Miser sur la réhabilitation et non la punition



Source: La Presse, 16 octobre 1982


L'homme en cage
par

Huguette O'Neil

La cage conventionnelle où l'on enferme les animaux projette l'image d'une boîte dont quatre des six côtés sont composés de barreaux. Pour les êtres humains, le même appareil prend le nom de cellule. Un assemblage de plusieurs de ces boîtes à barreaux devient zoo ou prison selon qu'on les destine à des animaux ou à des hommes. Le propre de la cage ou de la cellule est d'être munie d'une porte qui se verrouille de l'extérieur.

La bête (ou la personne) à l'intérieur de la boîte y est enfermée et à la merci du gardien détenteur de la clé ouvrant la porte sur la liberté. On a vu des animaux, enfermés depuis une longue période, refuser de sortir de leur cage. On a vu des prisonniers, à peine leur sentence de cinq ou dix ans expirée, récidiver pour ne pas avoir à assumer les responsabilités de l'être libre. Ils ne savaient pas comment faire.

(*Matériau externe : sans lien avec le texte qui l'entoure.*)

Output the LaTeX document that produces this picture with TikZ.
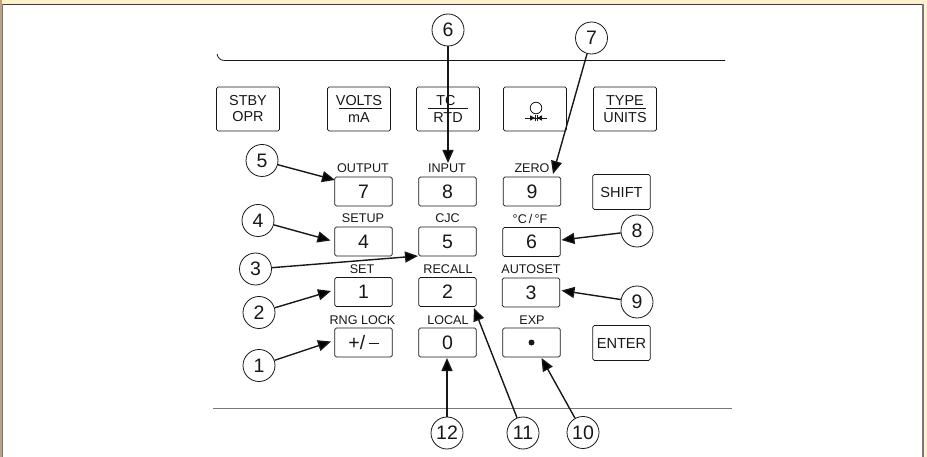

Habituellement, on met les animaux en cage parce qu'on (en) a peur et pour les empêcher de s'échapper. On veut les avoir à l'oeil parce qu'ils sont une menace. Un jeune chien vigoureux et enchaîné devient mauvais et, dès qu'on le détache, imprévisible. Les réserves d'énergies accumulées pendant l'immobilisation se déversent souvent en une explosion de violence.

Ordinairement, on met les individus en cellule, en majorité dans la vingtaine, parce qu'on (en) a peur et pour les empêcher de s'échapper. Ls prisonniers, pour leur méfait, doivent recevoir une punition. La société a délégué les juges pour se venger par le biais d'une condamnation plus ou moins longue. Ces derniers sont, d'une certaine façon, aussi prisonniers que les malfaiteurs.

Leur rôle dans les interventions de base est essentiellement négatif. Le prisonnier qui a matraqué un passant pour le voler se fait à son tour matraquer par le juge. De matraquage en matraquage, le juge, pourtant condidéré comme un être sain d'esprit et non violent, d'autorité officielle mutile psychologiquement un pourcentage important de jeunes hommes dans la fleur de l'âge. Culpabilisé, l'individu paralyse. Un mécanisme mental se déclenche et il ne peut plus agir. Non seulement mal agir mais aussi bien agir. Il devient dépendant, soumis, sans initiative ni autonomie. C'est un homme gelé, arrêté. Sous le coup de la sentence, un processus de destruction est enclenché.

La violence qui éclate dans les prisons prend sa source dans des stimulants extérieurs tels que gardiens tyranniques, drogues, alcool, etc. Une montée soudaine de chaleur atmosphérique peut aussi intensifier les pulsions sexuelles et dégénérer en violence.

L'homme en cage, laissé à lui-même et sous l'influence du milieu, est dans un état d'aliénation. Non seulement est-il privé de liberté de mouvement mais, encore plus, il est sans moyen pour se sortir de sa fixation mentale. Entendons, ici, quelqu'un qui pense mal, qui pense le mal, qui pense à mal. Qu'est-ce qui fait la différence entre un honnête citoyen et un criminel? C'est avant tout sa façon de penser. Les mauvaises pensées font mal agir et les bonnes pensées font bien agir.

Une société qui miserait sur la réhabilitation plutôt que sur la punition aurait foi en la capacité de l'homme de changer. Des équipes de professionnels de la santé mentale seraient chargées de réapprendre à penser aux hommes en cage. Les faire passer du négatif au positif en les initiant à une hiérarchie des valeurs dont la plupart n'ont pas la moindre idée. Avant tout, leur donner de la dignité. Après tout, ils ne sont pas des bêtes.